Tree of Life III and Tree of Life IV. Ono Gallery, Tokyo 2005

 

Tree of Life III

 

Tree of Life III is an installation sculpture that I created remembering my former patients whom I cared for over many years working in hospitals as a nurse in New York. Through the details of my work, which took a very long period over many months; which by the way was important for me to take time to make; I wanted the spirits of my now-mostly-passed-away patients to shine through the shimmering beads and possibly through the colorful and delicate medical paraphernalia that I collected for years while on the job. There are materials like small plastic caps and connection pieces from various medicine bottles, intravenous sets, and injection needles. The process of their imagined life journey is illuminated by pages of text that I wrapped around certain branches of the tree-formed sculpture.

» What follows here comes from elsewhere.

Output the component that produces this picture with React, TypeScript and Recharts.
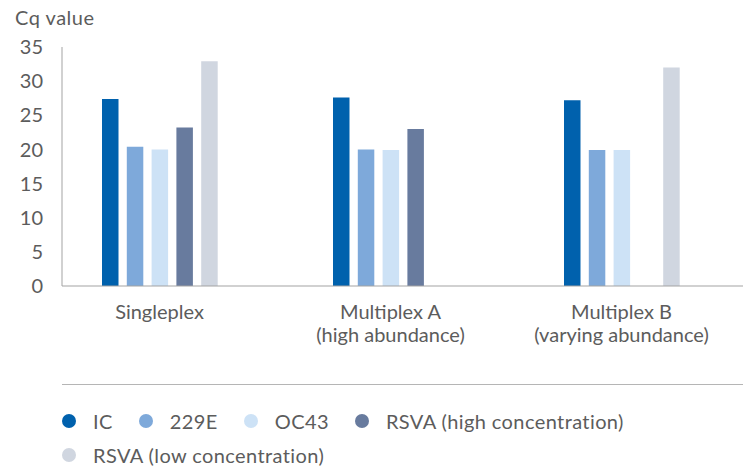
import React from "react"
import { Bar, BarChart, XAxis, YAxis, Legend } from "recharts"

const categories = ["Singleplex", "Multiplex A", "Multiplex B"]
const subLabels = ["", "(high abundance)", "(varying abundance)"]

const seriesNames = ["IC", "229E", "OC43", "RSVA (high concentration)", "RSVA (low concentration)"]

const ic = [27.4, 27.6, 27.2]
const e229 = [20.4, 20.0, 19.9]
const oc43 = [20.0, 19.9, 19.9]
const rsvaHigh = [23.2, 23.0, null]
const rsvaLow = [32.9, null, 32.0]

const yTicks = [0, 5, 10, 15, 20, 25, 30, 35]

const data = categories.map((name, i) => ({
  name,
  ic: ic[i],
  e229: e229[i],
  oc43: oc43[i],
  rsvaHigh: rsvaHigh[i],
  rsvaLow: rsvaLow[i],
}))

const FONT = "Lato, sans-serif"
const TEXT = "#5c5c5c"
const AXIS = "#a3a3a3"

function CategoryTick(props: any) {
  const { x, y, payload, index } = props
  const sub = subLabels[index]
  return (
    <text x={x} y={y} textAnchor="middle" fill={TEXT} fontSize={20} fontFamily={FONT}>
      <tspan x={x} dy={33}>{payload.value}</tspan>
      {sub ? <tspan x={x} dy={22.5}>{sub}</tspan> : null}
    </text>
  )
}

function renderLegend(props: any) {
  const items = [...props.payload].sort(
    (a: any, b: any) => seriesNames.indexOf(a.value) - seriesNames.indexOf(b.value)
  )
  return (
    <div style={{ borderTop: "1px solid #b5b5b5", paddingTop: 19, fontFamily: FONT }}>
      <div style={{ display: "flex", flexWrap: "wrap" }}>
        {items.map((entry: any) => (
          <div key={entry.value} style={{ display: "flex", alignItems: "center", height: 34, marginRight: 26 }}>
            <span style={{ width: 14, height: 14, borderRadius: "50%", background: entry.color, marginRight: 17, display: "inline-block" }} />
            <span style={{ fontSize: 20, color: TEXT, letterSpacing: 0.4 }}>{entry.value}</span>
          </div>
        ))}
      </div>
    </div>
  )
}

export default function App() {
  return (
    <div style={{ position: "absolute", left: 0, top: 0, width: 743, height: 468, background: "#fff" }}>
      <div style={{ position: "absolute", left: 15, top: 4, fontSize: 20, letterSpacing: 0.5, color: TEXT, fontFamily: FONT, lineHeight: "26px" }}>
        Cq value
      </div>
      <BarChart
        width={743}
        height={468}
        data={data}
        margin={{ top: 47, right: 0, bottom: 132, left: 0 }}
        barGap={8.3}
      >
        <XAxis
          dataKey="name"
          height={50}
          padding={{ left: -18, right: 6 }}
          tickLine={false}
          tickSize={0}
          tickMargin={0}
          axisLine={{ stroke: AXIS }}
          tick={<CategoryTick />}
          interval={0}
        />
        <YAxis
          width={62}
          domain={[0, 35]}
          ticks={yTicks}
          tickLine={false}
          tickSize={0}
          tickMargin={19}
          axisLine={{ stroke: AXIS }}
          tick={{ fill: TEXT, fontSize: 20, fontFamily: FONT }}
        />
        <Legend
          layout="horizontal"
          verticalAlign="middle"
          align="center"
          itemSorter={null}
          wrapperStyle={{ left: 62, top: 384, width: 681 }}
          content={renderLegend}
        />
        <Bar dataKey="ic" name={seriesNames[0]} fill="#0061ad" barSize={16.5} isAnimationActive={false} />
        <Bar dataKey="e229" name={seriesNames[1]} fill="#7ea9da" barSize={16.5} isAnimationActive={false} />
        <Bar dataKey="oc43" name={seriesNames[2]} fill="#cde2f6" barSize={16.5} isAnimationActive={false} />
        <Bar dataKey="rsvaHigh" name={seriesNames[3]} fill="#687b9e" barSize={16.5} isAnimationActive={false} />
        <Bar dataKey="rsvaLow" name={seriesNames[4]} fill="#d0d6e0" barSize={16.5} isAnimationActive={false} />
      </BarChart>
    </div>
  )
}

For one to walk through life, there are bound to be obstacles and issues, including sickness of body, mind and soul. I desire my sculpture to serve as a reference on one level to the lymphatic system as a part of immune system depicted here, which plays a major role in defending and healing of our real physical situations. On another level my work offers a metaphor for the vulnerability that one experiences during the life time as a long journey, and questions how one reaches out for an access for help.

 

 

Tree of Life IV

 

Many of my works are about the process of transformation. While natural processes generally follow repetitious tendencies, there is simultaneously the chaotic or random moment, which is also part of the natural process, from cellular division to the expansion of the universe. My interest in the complexity of life processes stems from my own limited comprehension of the unpredictable.

A few years ago I traveled to Jerusalem and encountered a huge and ancient olive tree with twisted and knotted branches, which obviously gave evidence of the severity of its natural conditions and persistence in the face of mortality. Then this wooden sculptural installation was born as an abstract form of an organically rooting and branching tree.

It was important for me to give this sculpture the sense of a circulating and intertwining form, as well as its multiple voids, which I cut out of the wood in reference to its natural processes of shedding and recreating of its seeds and leaves. I wanted the sculpture to embody energy in some way and become manifested in the wheel-like form at the nodal point from which the branches stretch out into their space. Like trees, we continue the nurturing process to fulfill our basic necessities and to reach out with our dreams throughout our journey of life.